Am I overthinking this online relationship?

It is often easier to question yourself than to question someone you care about.

That is usually what sits behind this search.

You are not necessarily looking for proof of deception. You are trying to decide whether your unease is justified — or whether you are creating a problem that does not exist.

So how do you tell the difference between overthinking and paying attention?

The answer is not found in one message or one moment. It lies in the quality of your doubt.

The difference between anxiety and signal

Overthinking tends to circle around hypotheticals.

You imagine scenarios. You replay tone. You analyse word choice. You worry about how you might appear if you ask a question.

Paying attention feels different. It is quieter. More specific.

It tends to focus on concrete inconsistencies.
Repeated avoidance.
Shifts in practical details.
Questions that are answered indirectly rather than clearly.

Anxiety invents possibilities.
Observation notices repetition.

That distinction matters.

Why self-doubt often comes first

In online relationships, there are fewer anchors.

You do not share mutual friends.
You cannot casually verify details.
You do not see the person in everyday settings.

Because of this, the mind fills gaps.

When something feels unclear, it is common to assume the discomfort originates in you. You may tell yourself you are being guarded, suspicious or overly cautious.

That reflex is understandable. Most adults prefer to believe they are rational and fair.

But fairness does not require ignoring uncertainty.

Questions that clarify the difference

If you are unsure whether you are overthinking, it can help to ask yourself:

Is the doubt linked to a specific behaviour that has happened more than once?

When I ask for clarity, does the answer reduce confusion — or create more of it?

If I slowed the pace of the relationship, would that feel stabilising or threatening?

Do I feel calm most of the time, or am I regularly managing subtle tension?

These are not dramatic tests. They are grounding ones.

Overthinking usually dissolves when reassurance is provided. Real concern tends to persist when explanations remain incomplete.

When caution is simply maturity

There is a cultural pressure to “just trust” and not appear sceptical.

But trust is not blind optimism. It develops through transparency and reciprocity.

If something feels misaligned, noticing that does not make you paranoid. It may simply reflect experience.

Adults who have lived through relationships, work challenges and financial decisions develop intuition. That intuition is not infallible, but neither is it irrational.

The question is not whether you should trust your feelings absolutely. It is whether dismissing them entirely would be wise.

A practical reframing

Instead of asking, “Am I overthinking this?”, it may be more useful to ask, “What evidence would genuinely settle this for me?”

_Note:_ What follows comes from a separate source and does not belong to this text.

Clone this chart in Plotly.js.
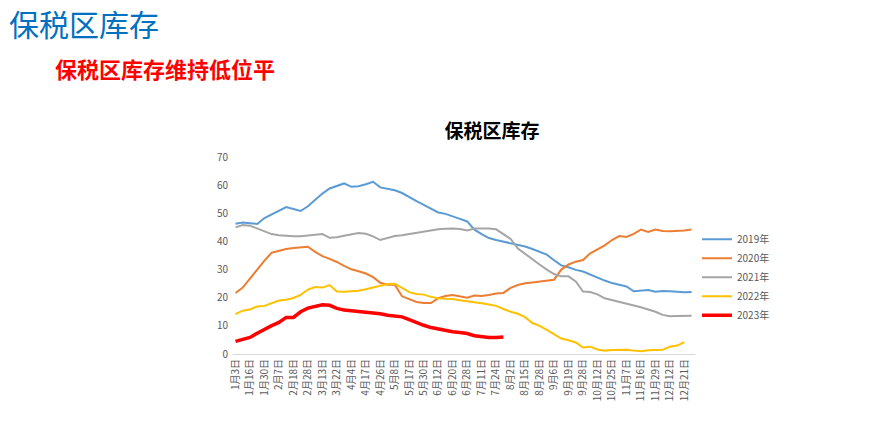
<!DOCTYPE html>
<html>
<head>
<meta charset="utf-8">
<script src="https://cdn.plot.ly/plotly-3.0.1.min.js"></script>
<style>
html,body{margin:0;padding:0;background:#fff;}
#chart{width:875px;height:428px;}
</style>
</head>
<body>
<div id="chart"></div>
<script>
// Tick labels (every other data point is labelled)
const tickLabels = ["1月3日","1月16日","1月30日","2月7日","2月18日","2月28日","3月13日","3月22日","4月4日","4月17日","4月26日","5月8日","5月17日","5月30日","6月12日","6月20日","6月28日","7月11日","7月24日","8月2日","8月15日","8月28日","9月6日","9月19日","9月28日","10月12日","10月25日","11月7日","11月16日","11月29日","12月12日","12月21日"];

const seriesNames = ["2019年","2020年","2021年","2022年","2023年"];

const y2019 = [46.3,46.7,46.5,46.2,48.3,49.7,51.0,52.2,51.5,50.8,52.5,54.8,57.0,58.8,59.8,60.6,59.4,59.6,60.3,61.2,59.2,58.8,58.2,57.2,55.6,54.3,53.0,51.5,50.3,49.8,49.0,48.0,47.1,44.2,42.6,41.2,40.5,39.9,39.3,38.8,38.2,37.3,36.3,35.3,33.3,31.5,30.8,29.9,29.3,28.2,27.1,26.1,25.2,24.6,24.0,22.3,22.6,22.7,22.1,22.4,22.3,22.1,21.9,22.0];
const y2020 = [21.7,23.6,26.8,30.2,33.2,36.0,36.7,37.3,37.7,38.0,38.1,36.3,34.8,33.8,32.7,31.3,30.1,29.4,28.6,27.3,25.3,24.6,24.6,20.5,19.4,18.5,18.1,18.1,19.8,20.6,21.0,20.5,20.0,20.8,20.6,21.0,21.5,21.7,23.5,24.5,25.1,25.4,25.7,26.0,26.4,30.0,31.8,32.8,33.4,35.8,37.1,38.6,40.5,41.9,41.6,42.7,44.2,43.4,44.2,43.7,43.6,43.7,43.9,44.2];
const y2021 = [45.0,45.8,45.6,44.6,43.4,42.6,42.2,41.9,41.8,41.8,42.1,42.3,42.6,41.3,41.5,42.0,42.6,43.0,42.7,41.8,40.5,41.3,41.9,42.2,42.6,43.1,43.6,44.0,44.3,44.5,44.6,44.4,43.9,44.6,44.6,44.6,44.3,42.6,40.9,37.5,35.5,33.8,31.8,30.0,28.4,27.6,27.6,25.8,22.2,22.0,21.2,19.8,19.2,18.5,17.9,17.2,16.6,15.8,15.0,13.9,13.4,13.5,13.6,13.6];
const y2022 = [14.2,15.4,15.8,16.9,17.1,18.0,19.0,19.3,19.9,21.0,22.9,23.8,23.6,24.5,22.2,22.1,22.2,22.5,23.0,23.6,24.3,24.9,25.0,23.6,22.0,21.3,21.1,20.3,19.8,19.6,19.5,19.1,18.8,18.3,18.0,17.6,17.1,16.0,15.0,14.3,13.1,11.0,10.0,8.6,7.0,5.5,4.9,4.1,2.3,2.6,1.6,1.2,1.4,1.5,1.5,1.2,1.0,1.3,1.5,1.5,2.6,3.0,4.2];
const y2023 = [4.5,5.2,5.9,7.4,8.9,10.1,11.2,13.0,13.0,15.0,16.3,17.0,17.5,17.3,16.2,15.6,15.4,15.2,15.0,14.6,14.3,13.8,13.6,13.2,12.2,11.1,10.2,9.4,8.8,8.3,7.9,7.6,7.3,6.5,6.1,5.9,5.9,6.0];

const colors = ["#5B9BD5","#ED7D31","#A5A5A5","#FFC000","#FF0000"];
const widths = [2,2,2,2,3.5];
const allY = [y2019,y2020,y2021,y2022,y2023];

const traces = allY.map((ys,k)=>({
  type:'scatter', mode:'lines', name: seriesNames[k],
  x: ys.map((_,i)=>i), y: ys,
  line:{color:colors[k], width:widths[k], shape:'linear'},
  hoverinfo:'skip'
}));

const tickVals = tickLabels.map((_,j)=>j*2);

// plot area pixels
const L=233, R=695, T=157.3, B=354.3;
const W=R-L, H=B-T;
const px = x => (x-L)/W;
const py = y => (B-y)/H;

const layout = {
  width:875, height:428,
  margin:{l:L, r:875-R, t:T, b:428-B, pad:0},
  paper_bgcolor:'#fff', plot_bgcolor:'#fff',
  font:{family:'"Noto Sans CJK SC", "Liberation Sans", sans-serif', color:'#595959', size:10},
  title:{text:'保税区库存', font:{family:'"Noto Sans CJK SC", sans-serif', size:19, color:'#000', weight:'bold'}, x:0.5605, xanchor:'center', y:1-131/428, yanchor:'middle', xref:'paper'},
  showlegend:true,
  legend:{x:px(697), y:py(225), xanchor:'left', yanchor:'top', font:{size:10, color:'#595959'}, bgcolor:'rgba(0,0,0,0)', tracegroupgap:0, itemwidth:30},
  xaxis:{
    range:[(L-235.5)/7.24,(R-235.5)/7.24], tickmode:'array', tickvals:tickVals, ticktext:tickLabels,
    tickangle:-90, tickfont:{size:10,color:'#595959'}, showgrid:false, zeroline:false,
    showline:true, linecolor:'#D9D9D9', linewidth:1, ticks:'', fixedrange:true
  },
  yaxis:{
    range:[0,70], dtick:10, tick0:0, showgrid:false, zeroline:false, showline:false,
    tickfont:{size:10,color:'#595959'}, ticks:'', ticklabelstandoff:4, fixedrange:true
  },
  annotations:[
    {xref:'paper', yref:'paper', x:px(8), y:py(0), xanchor:'left', yanchor:'top', showarrow:false, borderpad:0,
     text:'保税区库存', font:{family:'"Noto Sans CJK SC", sans-serif', size:30, color:'#0070C0'}},
    {xref:'paper', yref:'paper', x:px(53), y:py(68), xanchor:'left', yanchor:'middle', showarrow:false,
     text:'<b>保税区库存维持低位平</b>', font:{family:'"Noto Sans CJK SC", sans-serif', size:22, color:'#FF0000'}}
  ]
};

Plotly.newPlot('chart', traces, layout, {displayModeBar:false, staticPlot:true});
</script>
</body>
</html>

Would a video conversation clarify things?
Would meeting in person change the dynamic?
Would clearer answers to practical questions reduce tension?

If the answer is yes, and those steps remain out of reach, then the issue may not be your thinking.

If reassurance is available and reduces the doubt, then you were likely experiencing normal uncertainty.

Either way, you are not unreasonable for wanting clarity.

The goal is not to prove someone wrong. It is to ensure that your peace of mind does not depend on ignoring repeated discomfort.

Sometimes overthinking fades when transparency increases.

And if transparency never quite arrives, that in itself is information.